The global development lender predicted the global economy would grow 3 per cent this year, below a forecast of 3.4 per cent made in June, according to its twice-yearly Global Economic Prospects report.
World GDP growth will reach 3.3 per cent in 2016, as opposed to a June forecast of 3.5 per cent, before dipping to 3.2 per cent in 2017, it said.
"The global economy is at a disconcerting juncture," World Bank chief economist Kaushik Basu told reporters. "It is as challenging a moment as it gets for economic forecasting."
The world economy has been more sluggish than expected since the 2007-2009 global financial crisis.
The World Bank said strong growth prospects in the United States and Britain separated them from other rich nations, including members of the Euro zone and Japan, which continue to face anaemic economies and deflation fears.
"The global economy is running on a single engine, ... the American one," Basu said. "This does not make for a rosy outlook for the world."

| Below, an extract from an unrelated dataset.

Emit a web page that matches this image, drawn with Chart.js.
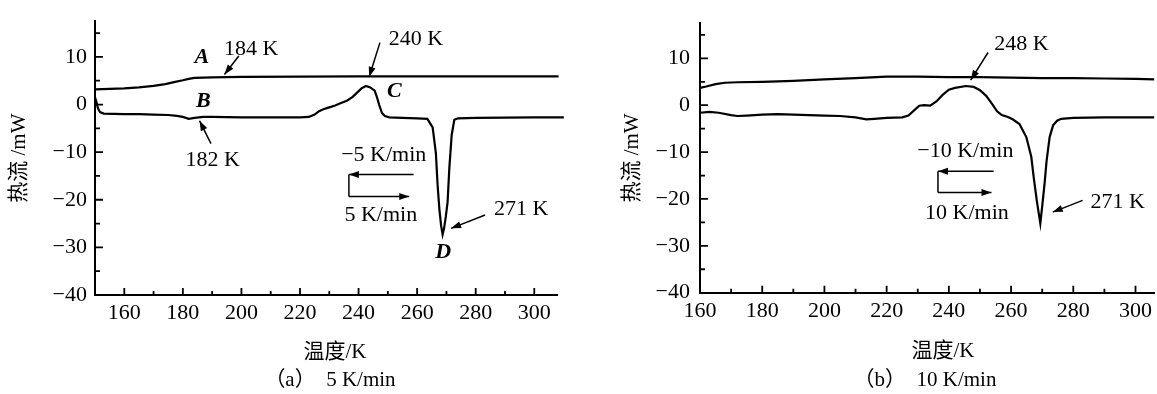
<!DOCTYPE html>
<html>
<head>
<meta charset="utf-8">
<script src="https://cdn.jsdelivr.net/npm/chart.js@4/dist/chart.umd.min.js"></script>
<style>
  body { margin: 0; background: #fff; }
  #wrap { position: relative; width: 1157px; height: 394px; overflow: hidden; }
  canvas { position: absolute; top: 0; }
  .lbl { position: absolute; transform: translate(-50%, -50%); font-family: "Liberation Serif", "Noto Sans CJK SC", serif; font-size: 21px; line-height: 1; color: #000; white-space: nowrap; }
</style>
</head>
<body>
<div id="wrap">
  <canvas id="chartA" width="580" height="394" style="left:0"></canvas>
  <canvas id="chartB" width="557" height="394" style="left:600px"></canvas>
  <div class="lbl" style="left:335px;top:351px">温度/K</div>
  <div class="lbl" style="left:943px;top:350px">温度/K</div>
  <div class="lbl" style="left:330px;top:379px">（a）&nbsp; 5 K/min</div>
  <div class="lbl" style="left:925px;top:379px">（b）&nbsp; 10 K/min</div>
</div>
<script>
// (a) 5 K/min : upper curve (cooling) and lower curve (heating)
const tempA_upper = [150, 155, 160, 165, 170, 174, 177, 180, 182, 184, 190, 200, 220, 240, 260, 280, 300, 308.3, 309.2, 309.8, 310.0, 310.1];
const flowA_upper = [3.2, 3.3, 3.4, 3.6, 3.9, 4.3, 4.7, 5.1, 5.4, 5.6, 5.7, 5.8, 5.85, 5.9, 5.9, 5.9, 5.9, 5.9, 5.4, 3.4, 0, -2.7];

const tempA_lower = [150, 150.5, 151, 151.7, 153, 160, 165, 170, 175, 178, 180, 182, 184, 187, 190, 200, 210, 220, 223, 225, 226.5, 228, 230, 232, 234, 236, 238, 239.5, 241, 242.5, 244, 245.5, 246.3, 247, 248, 249, 250.5, 255, 260, 263.5, 264.5, 265.3, 266.4, 267.0, 267.6, 268.2, 268.7, 269.2, 269.8, 270.4, 271.0, 271.8, 272.7, 274, 280, 300, 310.1];
const flowA_lower = [1.5, 0.5, -0.8, -1.6, -1.9, -2.0, -2.0, -2.1, -2.2, -2.4, -2.6, -3.0, -2.8, -2.6, -2.6, -2.7, -2.7, -2.7, -2.6, -2.1, -1.4, -1.0, -0.6, -0.2, 0.3, 0.8, 1.6, 2.5, 3.4, 3.9, 3.6, 2.9, 1.5, 0, -1.8, -2.4, -2.7, -2.8, -2.9, -3.0, -4.0, -4.8, -10.2, -17, -22, -25.5, -27.3, -26, -23.5, -20.5, -13.3, -6.4, -3.2, -2.9, -2.8, -2.7, -2.7];

// (b) 10 K/min
const tempB_upper = [160, 162, 165, 168, 172, 180, 190, 200, 210, 220, 230, 240, 250, 260, 270, 280, 290, 300, 306];
const flowB_upper = [3.7, 4.0, 4.5, 4.8, 4.9, 5.0, 5.2, 5.5, 5.8, 6.1, 6.1, 6.0, 6.0, 5.9, 5.8, 5.8, 5.7, 5.6, 5.5];

const tempB_lower = [160, 163, 166, 170, 172, 175, 180, 185, 190, 195, 200, 205, 210, 213.5, 216, 220, 225, 227, 229, 230.5, 232, 234, 236, 238, 240, 242, 245.5, 248, 250, 252, 254, 255.5, 257, 259, 260.5, 262.7, 264.9, 266.5, 267.3, 268.3, 269.4, 270.1, 270.8, 271.4, 272.4, 273.5, 274.8, 276.1, 280, 290, 306];
const flowB_lower = [-1.6, -1.4, -1.6, -2.1, -2.3, -2.2, -2.0, -1.9, -2.0, -2.1, -2.2, -2.3, -2.6, -3.0, -2.9, -2.7, -2.6, -2.2, -1.0, -0.1, 0, -0.1, 0.8, 2.2, 3.3, 3.7, 4.1, 3.9, 3.2, 2.0, 0.2, -1.3, -2.1, -2.5, -3.0, -4.0, -6.8, -11, -15.5, -20.5, -25.2, -21, -16.5, -12, -6.8, -4.3, -3.3, -2.9, -2.7, -2.6, -2.6];

const yTicksMajor = 10, yTicksMinor = 5;
const xTicksMajor = 20, xTicksMinor = 10;

const FONT = '"Liberation Serif", "Noto Sans CJK SC", serif';

const pts = (xs, ys) => xs.map((x, i) => ({ x, y: ys[i] }));

// inward tick marks, long for labelled values, short for the rest
const tickMarks = {
  id: 'tickMarks',
  afterDraw(chart) {
    const { ctx, chartArea: a, scales: { x, y } } = chart;
    ctx.save();
    ctx.strokeStyle = '#000';
    ctx.lineWidth = 1.8;
    ctx.beginPath();
    y.ticks.forEach(t => {
      const py = y.getPixelForValue(t.value);
      if (Math.abs(py - a.bottom) < 2) return;
      const len = t.value % yTicksMajor === 0 ? 8 : 5;
      ctx.moveTo(a.left, py);
      ctx.lineTo(a.left + len, py);
    });
    x.ticks.forEach(t => {
      const px = x.getPixelForValue(t.value);
      if (Math.abs(px - a.left) < 2) return;
      const len = t.value % xTicksMajor === 0 ? 7 : 4;
      ctx.moveTo(px, a.bottom);
      ctx.lineTo(px, a.bottom - len);
    });
    ctx.stroke();
    ctx.restore();
  }
};

function drawArrow(ctx, x1, y1, x2, y2, head) {
  ctx.beginPath();
  ctx.moveTo(x1, y1);
  ctx.lineTo(x2, y2);
  ctx.stroke();
  if (!head) return;
  const ang = Math.atan2(y2 - y1, x2 - x1), L = 10, W = 3.5;
  const c = Math.cos(ang), s = Math.sin(ang);
  ctx.beginPath();
  ctx.moveTo(x2, y2);
  ctx.lineTo(x2 - L * c + W * s, y2 - L * s - W * c);
  ctx.lineTo(x2 - L * c - W * s, y2 - L * s + W * c);
  ctx.closePath();
  ctx.fill();
}

// text labels and arrows placed in data units
const notes = {
  id: 'notes',
  afterDatasetsDraw(chart, args, opts) {
    const { ctx, scales: { x, y } } = chart;
    ctx.save();
    ctx.fillStyle = '#000';
    ctx.strokeStyle = '#000';
    ctx.lineWidth = 1.5;
    ctx.textAlign = 'center';
    ctx.textBaseline = 'middle';
    (opts.texts || []).forEach(n => {
      ctx.font = (n.it ? 'italic bold ' : '') + '22px ' + FONT;
      ctx.fillText(n.t, x.getPixelForValue(n.x), y.getPixelForValue(n.y));
    });
    (opts.arrows || []).forEach(a => {
      drawArrow(ctx, x.getPixelForValue(a[0]), y.getPixelForValue(a[1]),
        x.getPixelForValue(a[2]), y.getPixelForValue(a[3]), a[4]);
    });
    ctx.restore();
  }
};

const notesA = {
  texts: [
    { x: 203.3, y: 11.7, t: '184 K' },
    { x: 186.5, y: 9.9, t: 'A', it: true },
    { x: 187.0, y: 0.7, t: 'B', it: true },
    { x: 190.2, y: -11.6, t: '182 K' },
    { x: 259.6, y: 13.7, t: '240 K' },
    { x: 252.2, y: 2.7, t: 'C', it: true },
    { x: 248.6, y: -10.6, t: '\u22125 K/min' },
    { x: 247.6, y: -23.2, t: '5 K/min' },
    { x: 295.5, y: -21.9, t: '271 K' },
    { x: 268.9, y: -31.1, t: 'D', it: true }
  ],
  arrows: [
    [199.1, 10.2, 194.2, 6.3, 1],
    [189.6, -8.2, 185.7, -3.4, 1],
    [247.3, 13.0, 243.6, 5.8, 1],
    [258.8, -14.7, 236.7, -14.7, 1],
    [236.7, -14.7, 236.7, -19.3, 0],
    [236.7, -19.3, 257.3, -19.3, 1],
    [283.2, -23.2, 271.6, -26.0, 1]
  ]
};

const notesB = {
  texts: [
    { x: 263.3, y: 13.0, t: '248 K' },
    { x: 245.3, y: -9.9, t: '\u221210 K/min' },
    { x: 245.8, y: -23.1, t: '10 K/min' },
    { x: 294.3, y: -20.7, t: '271 K' }
  ],
  arrows: [
    [252.6, 11.25, 247.0, 5.35, 1],
    [254.4, -14.1, 236.5, -14.1, 1],
    [236.5, -14.1, 236.5, -18.6, 0],
    [236.5, -18.6, 253.7, -18.6, 1],
    [283.0, -20.3, 273.4, -22.8, 1]
  ]
};

function makeChart(id, sets, xr, box, note) {
  const line = data => ({ data, borderColor: '#000', borderWidth: 2.2, pointRadius: 0, tension: 0, clip: false, fill: false });
  return new Chart(document.getElementById(id), {
    type: 'line',
    data: { datasets: sets.map(line) },
    options: {
      responsive: false,
      animation: false,
      devicePixelRatio: 1,
      layout: { padding: box.pad },
      plugins: { legend: { display: false }, tooltip: { enabled: false }, notes: note },
      scales: {
        x: {
          type: 'linear', min: xr[0], max: xr[1],
          ticks: {
            stepSize: xTicksMinor, includeBounds: false, autoSkip: false, maxRotation: 0, padding: 5,
            color: '#000', font: { family: FONT, size: 22 },
            callback: v => (v % xTicksMajor === 0 ? String(v) : '')
          },
          grid: { display: false, drawTicks: false },
          border: { display: true, color: '#000', width: 2 },
          afterFit: s => { s.height = box.xh; }
        },
        y: {
          type: 'linear', min: -40, max: 17.5,
          ticks: {
            stepSize: yTicksMinor, includeBounds: false, autoSkip: false, padding: box.yp,
            color: '#000', font: { family: FONT, size: 22 },
            callback: v => (v % yTicksMajor === 0 ? String(v).replace('-', '\u2212') : '')
          },
          grid: { display: false, drawTicks: false },
          border: { display: true, color: '#000', width: 2 },
          title: { display: true, text: '热流 /mW', color: '#000', font: { family: FONT, size: 21 }, padding: { top: box.tp, bottom: 0 } },
          afterFit: s => { s.width = box.yw; }
        }
      }
    },
    plugins: [tickMarks, notes]
  });
}

makeChart('chartA',
  [pts(tempA_upper, flowA_upper), pts(tempA_lower, flowA_lower)],
  [150, 308],
  { pad: { left: 0, top: 14.7, right: 22.3, bottom: 0 }, xh: 99, yw: 95, yp: 8, tp: 7 },
  notesA);

makeChart('chartB',
  [pts(tempB_upper, flowB_upper), pts(tempB_lower, flowB_lower)],
  [160, 306],
  { pad: { left: 0, top: 16.7, right: 0, bottom: 0 }, xh: 101.3, yw: 100, yp: 10, tp: 20 },
  notesB);
</script>
</body>
</html>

Among emerging markets, Brazil and Russia in particular weighed on the bank's global growth predictions, along with China, which is in a managed slowdown as it transitions away from an investment-led growth model. Basu said India's economic growth should finally catch up to China's next year and in 2017, at a clip of about 7 per cent.
Like other forecasters, the World Bank predicted the roughly 60-per cent drop in global oil prices since June of last year should be a net positive for the world economy, boosting oil-importing countries.
But while the World Bank expected oil prices to stay low this year, it said the positive price shock could take several years to feed into its growth outlook, while increasing short-term market volatility and reducing investments in unconventional oil such as shale and deep sea oil.
The immediate impact of lower crude prices was limited to a 0.1 percentage point boost to the global outlook this year, the World Bank said.
Falling oil prices could also depress inflation around the world. Fears of deflation, along with overall gloomier global prospects and stagnant US wages, could encourage the US Federal Reserve to raise interest rates more slowly than anticipated, Basu said.